▶ What is required
No images are to be carried over; print all other material exactly as it stands.

▶ Stored data
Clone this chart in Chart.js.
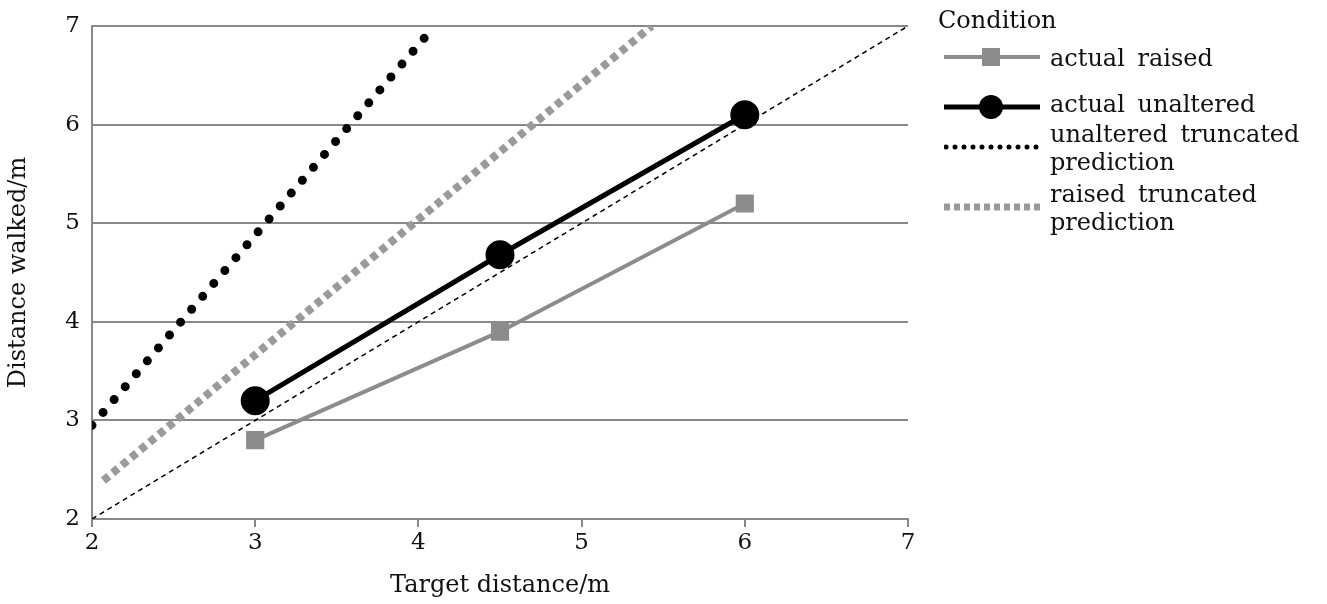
<!DOCTYPE html>
<html><head><meta charset="utf-8">
<script src="https://cdn.jsdelivr.net/npm/chart.js@4"></script>
<style>
body{margin:0;background:#fff;font-family:"DejaVu Serif",serif;}
#wrap{position:absolute;left:0;top:0;width:1327px;height:604px;}
#legend{position:absolute;left:938px;top:6px;font-size:24px;color:#111;line-height:28px;word-spacing:5px;}
.row{display:flex;align-items:flex-start;}
.sw{width:96px;height:26px;position:relative;margin-left:6px;margin-right:10px;flex:none;}
</style></head><body>
<div id="wrap"><canvas id="c" width="1327" height="604"></canvas></div>
<div id="legend">
<div style="margin-bottom:10px">Condition</div>
<div class="row" style="margin-bottom:18px"><div class="sw"><svg width="96" height="26"><line x1="0" y1="13" x2="96" y2="13" stroke="#8c8c8c" stroke-width="4"/><rect x="38" y="4" width="18" height="18" fill="#8c8c8c"/></svg></div><div>actual raised</div></div>
<div class="row" style="margin-bottom:0px"><div class="sw" style="margin-top:4px"><svg width="96" height="26"><line x1="0" y1="13" x2="96" y2="13" stroke="#000" stroke-width="5"/><circle cx="47" cy="13" r="12" fill="#000"/></svg></div><div>actual unaltered</div></div>
<div class="row" style="margin-bottom:4px"><div class="sw" style="margin-top:14px"><svg width="96" height="26"><line x1="2" y1="13" x2="96" y2="13" stroke="#000" stroke-width="5" stroke-dasharray="0 9" stroke-linecap="round"/></svg></div><div>unaltered truncated<br>prediction</div></div>
<div class="row"><div class="sw" style="margin-top:14px"><svg width="96" height="26"><line x1="0" y1="13" x2="96" y2="13" stroke="#999" stroke-width="7" stroke-dasharray="6 4"/></svg></div><div>raised truncated<br>prediction</div></div>
</div>
<script>
const targets=[3,4.5,6];
const actualRaised=[2.8,3.9,5.2];
const actualUnaltered=[3.2,4.68,6.1];
const identityX=[2,7], identityY=[2,7];
const unalteredPredX=[2,4.1], unalteredPredY=[2.95,7];
const raisedPredX=[2.07,5.43], raisedPredY=[2.39,7];
const xTicks=[2,3,4,5,6,7], yTicks=[2,3,4,5,6,7];
const pts=(xs,ys)=>xs.map((x,i)=>({x,y:ys[i]}));
const font={family:"DejaVu Serif",size:23};
new Chart(document.getElementById('c'),{
type:'scatter',
data:{datasets:[
{data:pts(identityX,identityY),showLine:true,borderColor:'#000',borderWidth:1.5,borderDash:[5,4],pointRadius:0},
{data:pts(unalteredPredX,unalteredPredY),showLine:true,borderColor:'#000',borderWidth:9,borderDash:[0,17],borderCapStyle:'round',pointRadius:0},
{data:pts(raisedPredX,raisedPredY),showLine:true,borderColor:'#9a9a9a',borderWidth:8,borderDash:[7,5],pointRadius:0},
{data:pts(targets,actualRaised),showLine:true,borderColor:'#8c8c8c',backgroundColor:'#8c8c8c',borderWidth:4,pointStyle:'rect',pointRadius:10},
{data:pts(targets,actualUnaltered),showLine:true,borderColor:'#000',backgroundColor:'#000',borderWidth:5,pointStyle:'circle',pointRadius:12},
]},
options:{responsive:false,animation:false,
layout:{padding:{left:0,right:419,top:26,bottom:0}},
plugins:{legend:{display:false},tooltip:{enabled:false}},
scales:{
x:{type:'linear',min:2,max:7,afterBuildTicks:a=>{a.ticks=xTicks.map(v=>({value:v}))},
 afterFit:a=>{a.height=85},
 grid:{display:true,drawOnChartArea:false,drawTicks:true,tickLength:8,color:'#888',lineWidth:2},
 border:{color:'#888',width:2},
 ticks:{font,color:'#111',padding:2},
 title:{display:true,text:'Target distance/m',font:{family:"DejaVu Serif",size:24},color:'#111',padding:{top:4}}},
y:{type:'linear',min:2,max:7,afterBuildTicks:a=>{a.ticks=yTicks.map(v=>({value:v}))},
 afterFit:a=>{a.width=92},
 grid:{color:'#888',lineWidth:2,drawTicks:false},
 border:{color:'#888',width:2},
 ticks:{font,color:'#111',padding:12},
 title:{display:true,text:'Distance walked/m',font:{family:"DejaVu Serif",size:24},color:'#111',padding:{bottom:2}}}
}}});
</script></body></html>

▶ The answer
Clone this chart in Chart.js.
<!DOCTYPE html>
<html><head><meta charset="utf-8">
<script src="https://cdn.jsdelivr.net/npm/chart.js@4"></script>
<style>
body{margin:0;background:#fff;font-family:"DejaVu Serif",serif;}
#wrap{position:absolute;left:0;top:0;width:1327px;height:604px;}
#legend{position:absolute;left:938px;top:6px;font-size:24px;color:#111;line-height:28px;word-spacing:5px;}
.row{display:flex;align-items:flex-start;}
.sw{width:96px;height:26px;position:relative;margin-left:6px;margin-right:10px;flex:none;}
</style></head><body>
<div id="wrap"><canvas id="c" width="1327" height="604"></canvas></div>
<div id="legend">
<div style="margin-bottom:10px">Condition</div>
<div class="row" style="margin-bottom:18px"><div class="sw"><svg width="96" height="26"><line x1="0" y1="13" x2="96" y2="13" stroke="#8c8c8c" stroke-width="4"/><rect x="38" y="4" width="18" height="18" fill="#8c8c8c"/></svg></div><div>actual raised</div></div>
<div class="row" style="margin-bottom:0px"><div class="sw" style="margin-top:4px"><svg width="96" height="26"><line x1="0" y1="13" x2="96" y2="13" stroke="#000" stroke-width="5"/><circle cx="47" cy="13" r="12" fill="#000"/></svg></div><div>actual unaltered</div></div>
<div class="row" style="margin-bottom:4px"><div class="sw" style="margin-top:14px"><svg width="96" height="26"><line x1="2" y1="13" x2="96" y2="13" stroke="#000" stroke-width="5" stroke-dasharray="0 9" stroke-linecap="round"/></svg></div><div>unaltered truncated<br>prediction</div></div>
<div class="row"><div class="sw" style="margin-top:14px"><svg width="96" height="26"><line x1="0" y1="13" x2="96" y2="13" stroke="#999" stroke-width="7" stroke-dasharray="6 4"/></svg></div><div>raised truncated<br>prediction</div></div>
</div>
<script>
const targets=[3,4.5,6];
const actualRaised=[2.8,3.9,5.2];
const actualUnaltered=[3.2,4.68,6.1];
const identityX=[2,7], identityY=[2,7];
const unalteredPredX=[2,4.1], unalteredPredY=[2.95,7];
const raisedPredX=[2.07,5.43], raisedPredY=[2.39,7];
const xTicks=[2,3,4,5,6,7], yTicks=[2,3,4,5,6,7];
const pts=(xs,ys)=>xs.map((x,i)=>({x,y:ys[i]}));
const font={family:"DejaVu Serif",size:23};
new Chart(document.getElementById('c'),{
type:'scatter',
data:{datasets:[
{data:pts(identityX,identityY),showLine:true,borderColor:'#000',borderWidth:1.5,borderDash:[5,4],pointRadius:0},
{data:pts(unalteredPredX,unalteredPredY),showLine:true,borderColor:'#000',borderWidth:9,borderDash:[0,17],borderCapStyle:'round',pointRadius:0},
{data:pts(raisedPredX,raisedPredY),showLine:true,borderColor:'#9a9a9a',borderWidth:8,borderDash:[7,5],pointRadius:0},
{data:pts(targets,actualRaised),showLine:true,borderColor:'#8c8c8c',backgroundColor:'#8c8c8c',borderWidth:4,pointStyle:'rect',pointRadius:10},
{data:pts(targets,actualUnaltered),showLine:true,borderColor:'#000',backgroundColor:'#000',borderWidth:5,pointStyle:'circle',pointRadius:12},
]},
options:{responsive:false,animation:false,
layout:{padding:{left:0,right:419,top:26,bottom:0}},
plugins:{legend:{display:false},tooltip:{enabled:false}},
scales:{
x:{type:'linear',min:2,max:7,afterBuildTicks:a=>{a.ticks=xTicks.map(v=>({value:v}))},
 afterFit:a=>{a.height=85},
 grid:{display:true,drawOnChartArea:false,drawTicks:true,tickLength:8,color:'#888',lineWidth:2},
 border:{color:'#888',width:2},
 ticks:{font,color:'#111',padding:2},
 title:{display:true,text:'Target distance/m',font:{family:"DejaVu Serif",size:24},color:'#111',padding:{top:4}}},
y:{type:'linear',min:2,max:7,afterBuildTicks:a=>{a.ticks=yTicks.map(v=>({value:v}))},
 afterFit:a=>{a.width=92},
 grid:{color:'#888',lineWidth:2,drawTicks:false},
 border:{color:'#888',width:2},
 ticks:{font,color:'#111',padding:12},
 title:{display:true,text:'Distance walked/m',font:{family:"DejaVu Serif",size:24},color:'#111',padding:{bottom:2}}}
}}});
</script></body></html>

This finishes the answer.